Au cœur du théâtre antique de Fourvière, Robyn Orlin et Camille ouvrent le bal des Nuits de Fourvière et la Biennale de la danse.

Au cœur du théâtre antique, sur la colline de Fourvière, la chorégraphe sud-africaine et la chanteuse française ouvrent le bal de deux grands événements culturels lyonnais de ce printemps 2021, les Nuits de Fourvière et la Biennale de la danse. Avec Alarm Clocks, les deux artistes signent une performance ovniesque en forme de manifeste écologique délirant et joyeux. 

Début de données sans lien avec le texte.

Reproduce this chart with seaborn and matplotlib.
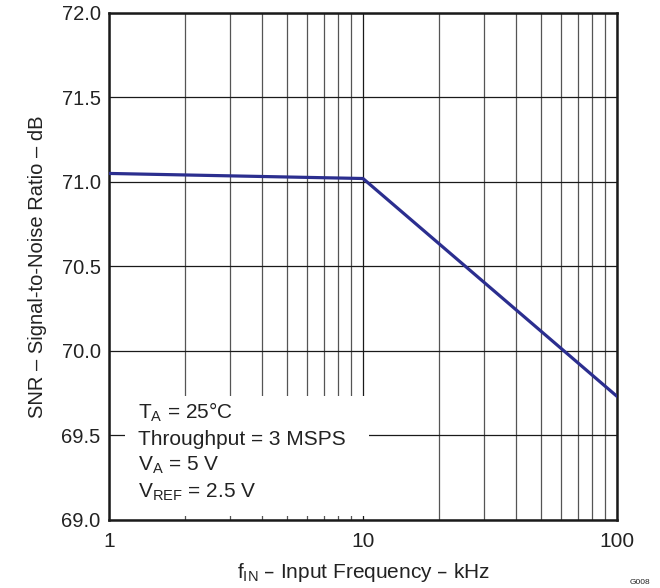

Un vent frais souffle sur les pierres noires de l’ancien amphithéâtre. La pluie qui s’est abattue dans la matinée n’a laissé que peu de traces. En rangs éparpillés pour respecter les règles sanitaires, le public – quelques 1000 spectateurs, pour respecter la jauge des 35 %, ont pris place – est là pour cette seconde représentation d’Alarm Clock, un spectacle synergétique entre Robyn Orlin en coulisses et Camille sur scène. Sous les masques qui mangent les visages, les sourires se devinent, les yeux pétillent. 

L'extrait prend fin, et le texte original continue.